Problem details:
Reproduce exactly, with no pictures, each line from the opening of the material down through the line containing "const yTicks = [3.4, 4.02, 0.1]".

Information shown:
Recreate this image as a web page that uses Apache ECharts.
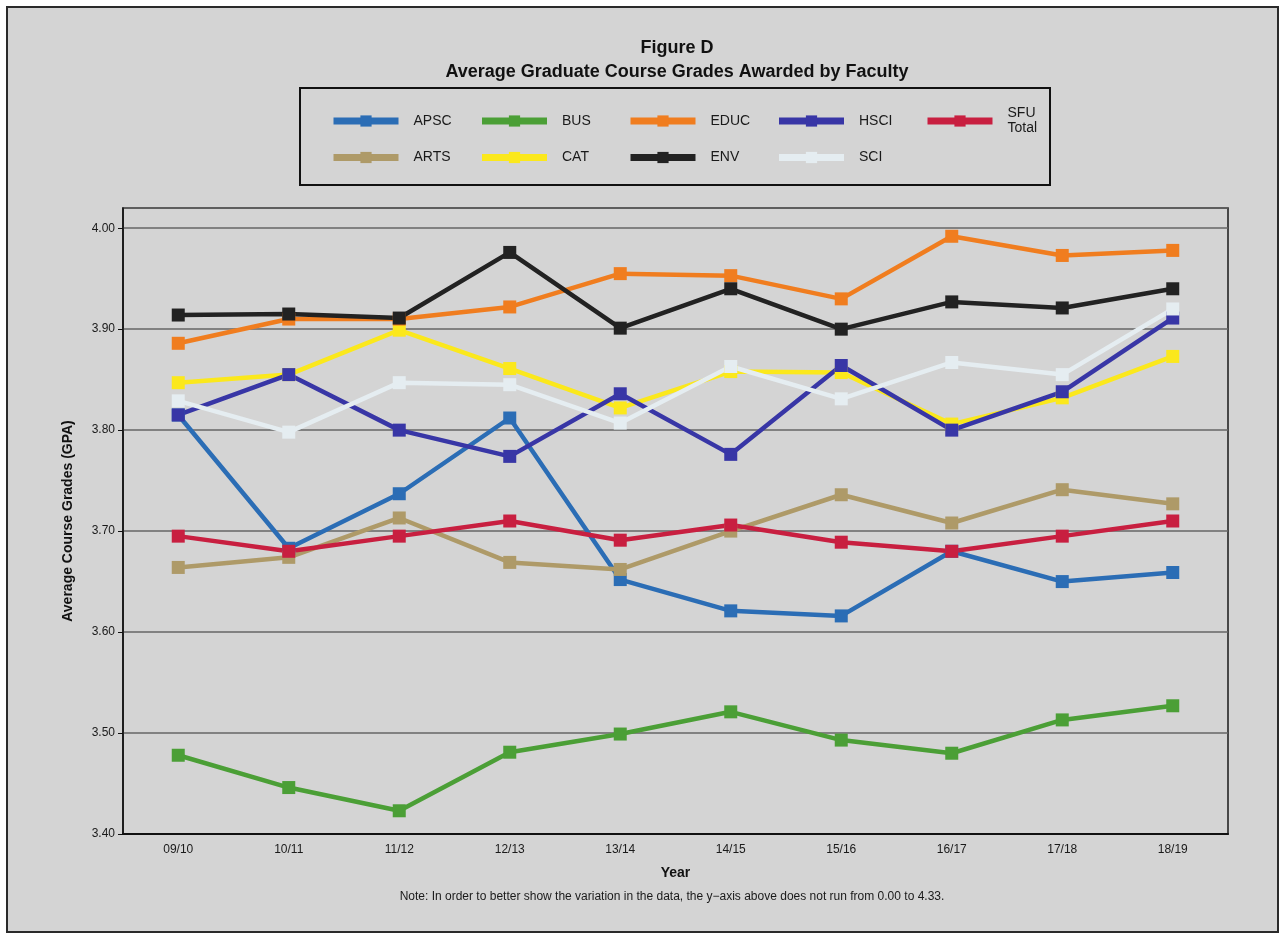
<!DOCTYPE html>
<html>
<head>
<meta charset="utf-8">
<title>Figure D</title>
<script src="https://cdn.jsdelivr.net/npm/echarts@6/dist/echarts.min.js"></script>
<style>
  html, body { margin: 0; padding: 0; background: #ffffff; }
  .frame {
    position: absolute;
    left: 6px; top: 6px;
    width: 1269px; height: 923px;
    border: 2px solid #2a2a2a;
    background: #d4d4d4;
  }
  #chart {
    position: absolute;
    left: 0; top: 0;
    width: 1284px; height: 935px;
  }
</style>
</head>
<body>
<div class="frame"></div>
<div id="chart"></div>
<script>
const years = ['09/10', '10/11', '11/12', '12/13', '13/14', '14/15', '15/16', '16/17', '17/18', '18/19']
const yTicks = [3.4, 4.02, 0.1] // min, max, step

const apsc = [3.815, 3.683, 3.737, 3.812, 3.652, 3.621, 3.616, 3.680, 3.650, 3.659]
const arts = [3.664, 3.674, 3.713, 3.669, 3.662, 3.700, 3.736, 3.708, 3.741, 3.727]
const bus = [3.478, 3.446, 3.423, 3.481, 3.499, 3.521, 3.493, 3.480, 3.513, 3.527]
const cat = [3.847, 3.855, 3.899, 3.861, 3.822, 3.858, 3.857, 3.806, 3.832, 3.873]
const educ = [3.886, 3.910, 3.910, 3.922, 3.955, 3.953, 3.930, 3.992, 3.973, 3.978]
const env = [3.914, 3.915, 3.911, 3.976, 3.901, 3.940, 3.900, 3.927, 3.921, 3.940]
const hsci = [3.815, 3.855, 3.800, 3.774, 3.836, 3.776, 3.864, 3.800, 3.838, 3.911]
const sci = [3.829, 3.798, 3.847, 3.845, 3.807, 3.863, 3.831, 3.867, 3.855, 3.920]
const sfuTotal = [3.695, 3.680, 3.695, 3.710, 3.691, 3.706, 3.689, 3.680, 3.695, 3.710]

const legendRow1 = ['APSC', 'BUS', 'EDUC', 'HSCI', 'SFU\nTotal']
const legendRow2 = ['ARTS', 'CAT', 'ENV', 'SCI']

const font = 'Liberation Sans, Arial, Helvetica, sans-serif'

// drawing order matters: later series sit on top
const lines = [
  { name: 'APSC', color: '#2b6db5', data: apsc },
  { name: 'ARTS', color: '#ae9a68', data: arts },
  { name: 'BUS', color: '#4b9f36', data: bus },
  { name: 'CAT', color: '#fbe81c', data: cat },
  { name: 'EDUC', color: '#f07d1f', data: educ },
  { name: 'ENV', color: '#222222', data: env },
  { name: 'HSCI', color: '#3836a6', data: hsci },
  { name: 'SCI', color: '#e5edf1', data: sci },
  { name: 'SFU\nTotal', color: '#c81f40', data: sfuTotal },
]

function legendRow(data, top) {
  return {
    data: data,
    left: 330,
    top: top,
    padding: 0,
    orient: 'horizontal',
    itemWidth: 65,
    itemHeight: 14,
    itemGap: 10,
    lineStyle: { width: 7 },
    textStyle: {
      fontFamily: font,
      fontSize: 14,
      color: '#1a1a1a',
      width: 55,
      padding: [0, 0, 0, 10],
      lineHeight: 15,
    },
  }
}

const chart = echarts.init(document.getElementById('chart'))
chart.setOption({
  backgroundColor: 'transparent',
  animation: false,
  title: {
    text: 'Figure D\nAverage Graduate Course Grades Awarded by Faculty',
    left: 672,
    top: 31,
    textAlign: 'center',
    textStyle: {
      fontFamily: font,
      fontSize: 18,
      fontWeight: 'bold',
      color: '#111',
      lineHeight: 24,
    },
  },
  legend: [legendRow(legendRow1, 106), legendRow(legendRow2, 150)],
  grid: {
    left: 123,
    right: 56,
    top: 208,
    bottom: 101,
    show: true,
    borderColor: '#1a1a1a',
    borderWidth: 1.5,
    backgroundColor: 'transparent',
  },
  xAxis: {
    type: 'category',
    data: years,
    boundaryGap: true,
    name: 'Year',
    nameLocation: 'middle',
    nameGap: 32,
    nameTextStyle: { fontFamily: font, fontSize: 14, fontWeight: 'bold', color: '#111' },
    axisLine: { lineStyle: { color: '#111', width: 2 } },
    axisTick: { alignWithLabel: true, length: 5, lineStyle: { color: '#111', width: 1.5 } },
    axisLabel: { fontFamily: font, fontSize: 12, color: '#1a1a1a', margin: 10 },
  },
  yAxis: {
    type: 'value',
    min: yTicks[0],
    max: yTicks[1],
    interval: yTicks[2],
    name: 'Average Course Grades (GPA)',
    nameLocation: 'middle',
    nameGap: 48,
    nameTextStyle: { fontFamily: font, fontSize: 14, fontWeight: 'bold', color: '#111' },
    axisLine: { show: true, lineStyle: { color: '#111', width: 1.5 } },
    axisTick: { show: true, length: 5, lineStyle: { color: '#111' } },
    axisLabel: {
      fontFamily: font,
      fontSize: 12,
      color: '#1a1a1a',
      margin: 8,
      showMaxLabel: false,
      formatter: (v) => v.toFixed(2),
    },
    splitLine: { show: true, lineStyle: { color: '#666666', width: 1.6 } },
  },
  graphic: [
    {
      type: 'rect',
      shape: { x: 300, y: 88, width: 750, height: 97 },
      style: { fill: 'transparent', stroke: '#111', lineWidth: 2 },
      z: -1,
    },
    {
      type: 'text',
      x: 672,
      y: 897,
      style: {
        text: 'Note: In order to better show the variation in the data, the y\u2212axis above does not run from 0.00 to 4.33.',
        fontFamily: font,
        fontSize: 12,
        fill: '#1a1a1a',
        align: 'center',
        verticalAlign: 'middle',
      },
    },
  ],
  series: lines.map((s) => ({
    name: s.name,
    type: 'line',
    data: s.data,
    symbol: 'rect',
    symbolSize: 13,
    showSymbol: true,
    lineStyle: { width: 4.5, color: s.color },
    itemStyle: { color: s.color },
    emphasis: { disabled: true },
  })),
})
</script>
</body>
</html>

Expected answer:
Recreate this image as a web page that uses Apache ECharts.
<!DOCTYPE html>
<html>
<head>
<meta charset="utf-8">
<title>Figure D</title>
<script src="https://cdn.jsdelivr.net/npm/echarts@6/dist/echarts.min.js"></script>
<style>
  html, body { margin: 0; padding: 0; background: #ffffff; }
  .frame {
    position: absolute;
    left: 6px; top: 6px;
    width: 1269px; height: 923px;
    border: 2px solid #2a2a2a;
    background: #d4d4d4;
  }
  #chart {
    position: absolute;
    left: 0; top: 0;
    width: 1284px; height: 935px;
  }
</style>
</head>
<body>
<div class="frame"></div>
<div id="chart"></div>
<script>
const years = ['09/10', '10/11', '11/12', '12/13', '13/14', '14/15', '15/16', '16/17', '17/18', '18/19']
const yTicks = [3.4, 4.02, 0.1] // min, max, step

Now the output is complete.